Especially hard hit among China shares in October were consumer-related businesses with exposure to a perceived slowdown of the Chinese economy. U.S.—China trade tensions escalated early in the month only to diminish in the last days of October as news broke that President Trump and President Xi spoke on the phone, which spurred speculation that trade talks could progress during the G20 meetings to be held in late November in Buenos Aires. Economic data disappointed investors in October and threats of a 25% tariff prompted media reports of a “Chinese slowdown.” The Chinese government has been mildly proactive in communicating its willingness to provide economic stimulus if needed. It has stressed the use of lower taxes as opposed to large government spending programs and has continued to resist the notion of a significantly weaker RMB to offset higher tariffs on exports to the U.S. The MSCI China Index was down almost 30% (from end of January to end of October) from year-to-date highs in January and there seems to be some “selling fatigue” at this level of index valuation.
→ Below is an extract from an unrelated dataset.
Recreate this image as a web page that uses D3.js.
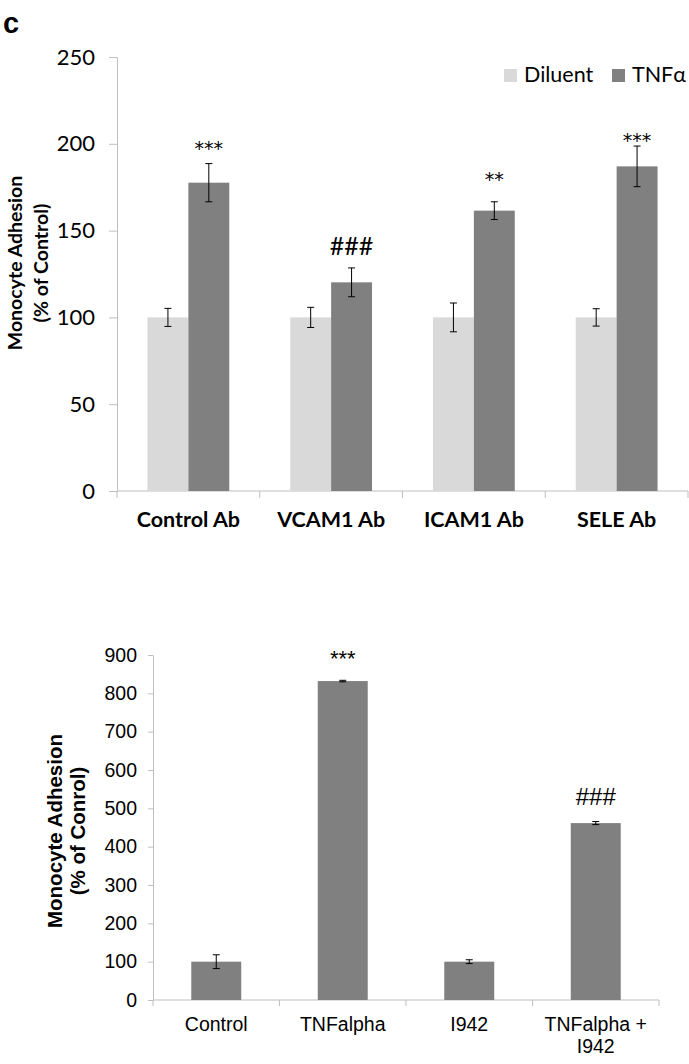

For more on China, please read the latest issue of Sinology.
In October, the S&P Bombay Stock Exchange 100 Index returned -6.17% in U.S. dollar terms (-4.21% in local currency terms).
India's equity market was weak in October, although slightly better than September in USD terms. A hangover from macro headwinds continued in October with a slightly weaker Indian rupee along with increased inflationary pressures convincing market participants that India's central bank (RBI) would orchestrate an economic slowdown via higher policy rates. That said, one of the major headwinds for India's current account diminished in October as oil prices fell almost US$10 during the month. In addition, the fall of equity prices, especially among small-cap stocks, has made overall market valuations much more reasonably priced and closer to long-term averages. Local mutual fund inflows bounced in October while foreigners were net sellers.
In October, the Tokyo Stock Price Index returned -9.41% in local currency terms (-9.05% in U.S. dollar terms). The yen ended the month at 112.94 against the U.S. dollar.
Japanese shares were some of the weakest in the region during October after posting good results in September. Trade tensions between the U.S. and China exacerbated fears that China and the rest of the global economy could slow. Therefore, growth stocks in Japan, especially those that sell into China, were some of the hardest hit. In addition, quality, smaller-cap securities that outperformed earlier in the year were underperformers. Earnings season is pointing to reasonable index aggregate earnings growth in the mid-single digits—a bit ahead of early year expectations positively influenced by a competitive Japanese yen, relatively robust domestic demand and sustained capital spending.